What strikes you afterward is that this tradition — rooted in the specific landscape and economy of the Sierra Gorda — has survived not because anyone deliberately preserved it, but because Xichú simply didn’t become anything else. There are no tour operators selling huapango experiences. The festival exists for the people who have always attended it.

Trovadores performing under the plaza lights during the Festival del Huapango Arribeño in Xichú

Into the Canyon

Outside January, the town empties back to itself, and the draw shifts from the plaza to the terrain surrounding it. The road that brought you in — a long descent through Sierra Gorda canyon country, single-lane in places with the river appearing through the trees below — is a preview of what the trails deliver. A few kilometers upstream from the centro, the Cascada El Salto drops into a basin that stays cold regardless of the season. The trail there is loose and unmarked, and on a Tuesday morning in early February I met no one.

The landscape sits in a transition zone between the drier upland mesa and the more humid canyon floor — a consequence of elevation and drainage that shows in the vegetation, which changes register every few hundred meters of descent. I kept stopping, not for anything specific, but because the light through the canyon walls at mid-morning hits differently than I expected from somewhere this far north in the country.

A waterfall dropping into a clear pool in the Sierra Gorda canyon outside Xichú

What Gets Cooked Here

The kitchen in Xichú runs on what the canyon and hillsides produce. River trout appears on most menus — fried whole or grilled over wood, served with handmade tortillas and a salsa verde that relies on tomate de milpa rather than the hothouse variety. Dried chiles (ancho, guajillo, and a local pasilla variant I hadn’t encountered before) show up in caldos that are direct rather than layered, built for altitude and appetite rather than complexity.

At the weekend market, women sell tortillas made from criollo corn grown on the slopes above town — denser and with a flavor that carries through. I ate two meals at a comedor with no sign on Calle Hidalgo: sopa de lima, trucha, and a flan that was better than it had any reason to be. Sixty pesos for the full plate. The kind of place that operates on the assumption that anyone who shows up already knows what they’re there for.

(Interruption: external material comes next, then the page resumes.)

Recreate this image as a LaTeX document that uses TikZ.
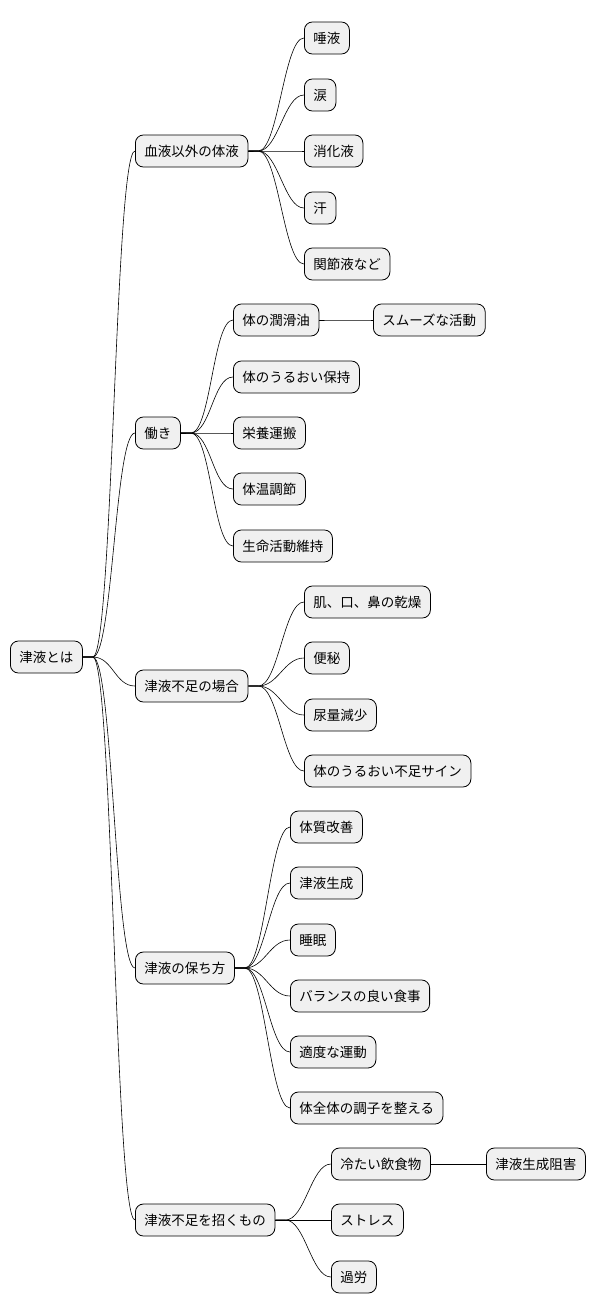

Handmade tortillas and fried river trout on a wooden table in a small comedor in Xichú

Getting There

The nearest hub is San Luis de la Paz, roughly 90 kilometers to the northwest — about an hour and a half by car on winding sierra roads. Bus service runs from San Luis de la Paz to Xichú, but frequency drops sharply on weekdays. January is the obvious time to visit for the festival; February and March offer cooler temperatures and better trail conditions without the crowd. Come with cash and a full tank.